Investing.com - Crude oil prices were flat in early Asia on Monday with the market focused on this week's U.S. supply data to determine if the summer driving season is spurring demand.
On the New York Mercantile Exchange, U.S. crude oil for delivery in July traded at $102.66 a barrel, flat, after hitting a daily high of $103.07 a barrel on Friday before subsequently settling at $102.66 by close of trade, up 0.18%.
Last week, West Texas Intermediate oil futures advanced after U.S. nonfarm payrolls data for May indicated that the labor market is continuing to gradually improve.
The Department of Labor said Friday that the U.S. economy added 217,000 jobs last month, just under expectations for jobs growth of 218,000, while April's figure was revised to 282,000.
Meanwhile, prices received additional support amid hopes fresh stimulus measures introduced in the euro zone will help boost growth prospects in the region.
The ECB cut the main refinancing rate in the euro area to a record low 0.15% on Thursday and imposed negative deposit rates on commercial lenders, in a bid to stimulate lending to businesses.

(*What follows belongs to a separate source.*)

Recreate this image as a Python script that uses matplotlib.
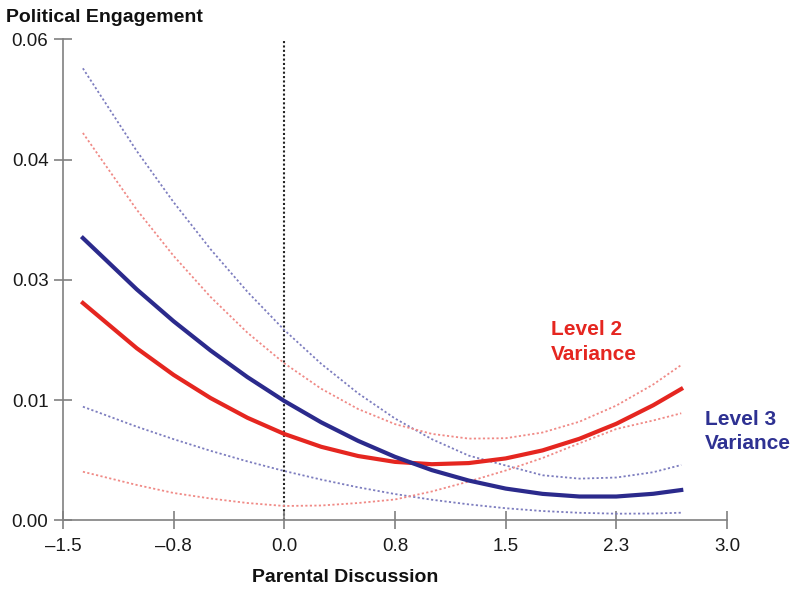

In the week ahead, investors will be looking ahead to Thursday's U.S. retail sales report for further indications on the strength of the economic recovery.

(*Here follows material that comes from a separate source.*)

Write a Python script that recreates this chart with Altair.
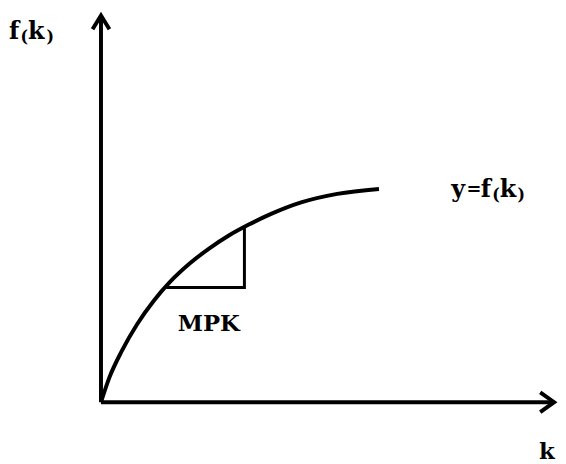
import altair as alt
import pandas as pd

# ---- data (economic units: k on x, f(k) on y) ----
k_curve = [0.0, 0.3, 0.75, 1.3, 1.9, 2.5, 3.2, 3.9, 4.6, 5.3, 6.1, 7.2, 8.5, 10.0]
f_curve = [0.0, 1.15, 2.4, 3.65, 4.75, 5.65, 6.5, 7.2, 7.8, 8.3, 8.8, 9.35, 9.75, 9.98]

# MPK triangle (run then rise)
tri_k = [2.35, 5.16, 5.16]
tri_f = [5.37, 5.37, 8.24]

# axis extents
k_axis_end = 16.30
f_axis_end = 18.10

# label pieces: text, k, f (baseline), font size
lab_text = ["f", "(", "k", ")",
            "y", "=", "f", "(", "k", ")",
            "k"]
lab_k = [-3.31, -2.90, -2.623, -1.957,
         12.598, 13.149, 13.665, 14.075, 14.342, 14.982,
         15.76]
lab_f = [17.01, 16.85, 17.01, 16.85,
         9.60, 9.71, 9.60, 9.44, 9.60, 9.44,
         -2.66]
lab_size = [24, 16, 24, 16,
            24, 18, 24, 16, 24, 16,
            23]

mpk_text = ["MPK"]
mpk_k = [3.88]
mpk_f = [3.33]

# ---- layout ----
W, H = 556, 456
sx, sy = 28.1, 21.6          # px per unit
x0, y0 = 94, 396             # origin in plot px
xs = alt.Scale(domain=[-x0 / sx, (W - x0) / sx], nice=False, zero=False)
ys = alt.Scale(domain=[-(H - y0) / sy, y0 / sy], nice=False, zero=False)

FONT = "DejaVu Serif"

curve_df = pd.DataFrame({"k": k_curve, "f": f_curve})
tri_df = pd.DataFrame({"k": tri_k, "f": tri_f, "o": list(range(len(tri_k)))})
axes_df = pd.DataFrame({"k": [0, 0], "f": [0, 0], "k2": [0, k_axis_end], "f2": [f_axis_end, 0]})
up_df = pd.DataFrame({"k": [0], "f": [f_axis_end]})
right_df = pd.DataFrame({"k": [k_axis_end], "f": [0]})
lab_df = pd.DataFrame({"t": lab_text, "k": lab_k, "f": lab_f, "s": lab_size})
mpk_df = pd.DataFrame({"t": mpk_text, "k": mpk_k, "f": mpk_f})

X = alt.X("k:Q", scale=xs, axis=None)
Y = alt.Y("f:Q", scale=ys, axis=None)

axes = alt.Chart(axes_df).mark_rule(color="black", strokeWidth=4).encode(
    x=X, y=Y, x2="k2:Q", y2="f2:Q")

up = alt.Chart(up_df).mark_point(shape="M -0.61 1 L 0 0 L 0.61 1", filled=False, color="black",
                                 strokeWidth=4, size=784, opacity=1, strokeJoin="miter").encode(x=X, y=Y)
right = alt.Chart(right_df).mark_point(shape="M -0.71 1 L 0 0 L 0.71 1", filled=False, color="black",
                                       strokeWidth=4, size=784, angle=90, opacity=1,
                                       strokeJoin="miter").encode(x=X, y=Y)

curve = alt.Chart(curve_df).mark_line(color="black", strokeWidth=4, interpolate="monotone").encode(
    x=X, y=Y)

tri = alt.Chart(tri_df).mark_line(color="black", strokeWidth=3, strokeJoin="miter").encode(
    x=X, y=Y, order="o:Q")

labels = alt.Chart(lab_df).mark_text(font=FONT, fontWeight="bold", align="left",
                                     baseline="alphabetic", color="black").encode(
    x=X, y=Y, text="t:N", size=alt.Size("s:Q", scale=None, legend=None))

mpk = alt.Chart(mpk_df).mark_text(font=FONT, fontWeight="bold", align="center",
                                  baseline="alphabetic", color="black", fontSize=23).encode(
    x=X, y=Y, text="t:N")

chart = alt.layer(axes, up, right, curve, tri, labels, mpk).properties(
    width=W, height=H, autosize="none", padding=0, background="white"
).configure_view(stroke=None)

chart.save("out.html", embed_options={"renderer": "svg", "actions": False})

Elsewhere, on the ICE Futures Exchange in London, Brent oil for July delivery shed 0.17%, or 18 cents, on Friday to settle at $108.61 a barrel by close of trade. The July Brent contract lost 0.73% or 80 cents a barrel, on the week.
The spread closed at $5.76 on June 4, the narrowest since April 15, as receding stockpiles at Cushing, Oklahoma, the delivery point for Nymex oil futures, eased concerns over a supply glut.